In the hopes that online life can catch up to my mother’s garden club, I have looked for places where people are exploring the possibilities for democracy on and through the internet.

Hidden behind the scams and meme coins, the advent of blockchains has enabled a new industry of online governance tools to help users co-manage systems holding billions of dollars in digital assets. There are experiments with delegated voting, continuous voting and reputation-based voting. There are crypto-juries and crypto-guilds.

Closer to planet Earth, governments have started encouraging technology for online democracy. The city of Barcelona, for instance, supported Decidim, a governance platform now used both by other cities and civic organizations. People have built modules on it to support digital versions of a wide range of democratic processes, from debates and assemblies to petitions and participatory budgeting.
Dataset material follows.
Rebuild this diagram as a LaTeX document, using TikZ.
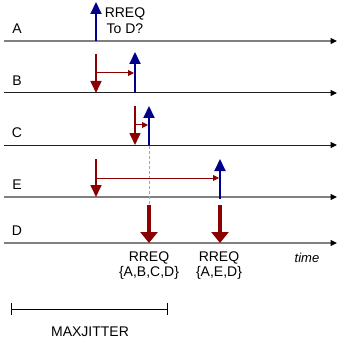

The city of Barcelona uses open-source software to facilitate citizen participation in government.

The fate of democracy anywhere, I have come to believe, depends on experiments like these.

People around the world are losing faith that democracy is responsive to their needs. As the technologist Bruce Schneier has argued, “The modern representative democracy was the best form of government that mid-18th-century technology could conceive of. The 21st century is a different place scientifically, technically and socially.”

Online communities can start this work on their own. They can adopt basic charters that keep the people with admin powers in check. Founders can make plans for transitioning their power to other group members, what I call “exit to community.” Different communities can share their rules and learn from each other.

Practicing democracy

Groups of users, however, cannot defeat implicit feudalism alone.

Policymakers have a role to play. They can facilitate online communities that are user-governed for the public interest. Decades ago, the U.S. Congress filled the gaps in rural electrification by creating a framework for financing user-owned cooperatives. Successes like this can guide the future.

As artificial intelligence systems become more widespread, democracy can help keep them useful and safe. For example, the Collective Intelligence Project, a technology incubator for guiding progress toward the common good, has shown that assemblies of ordinary people can bring insights to AI governance that even experts miss. As policymakers design rules around these new technologies, they can emphasize the voices of those whose livelihoods are at stake.

When W.E.B. Du Bois wrote his classic history of the Civil War’s aftermath, “Black Reconstruction in America,” he landed on a choice phrase: “abolition democracy.” The idea is that abolishing slavery and racism is not a one-time event; a just society requires the vigilance of democratic participation as a way of life, wherever people find themselves.

That is why Du Bois devoted himself not just to legal advocacy through the NAACP but also to supporting Black-led cooperatives, where workers could practice democratic ownership and governance every day.

Online spaces have become the new schools of association. Unless democracy reigns there, it is in peril everywhere.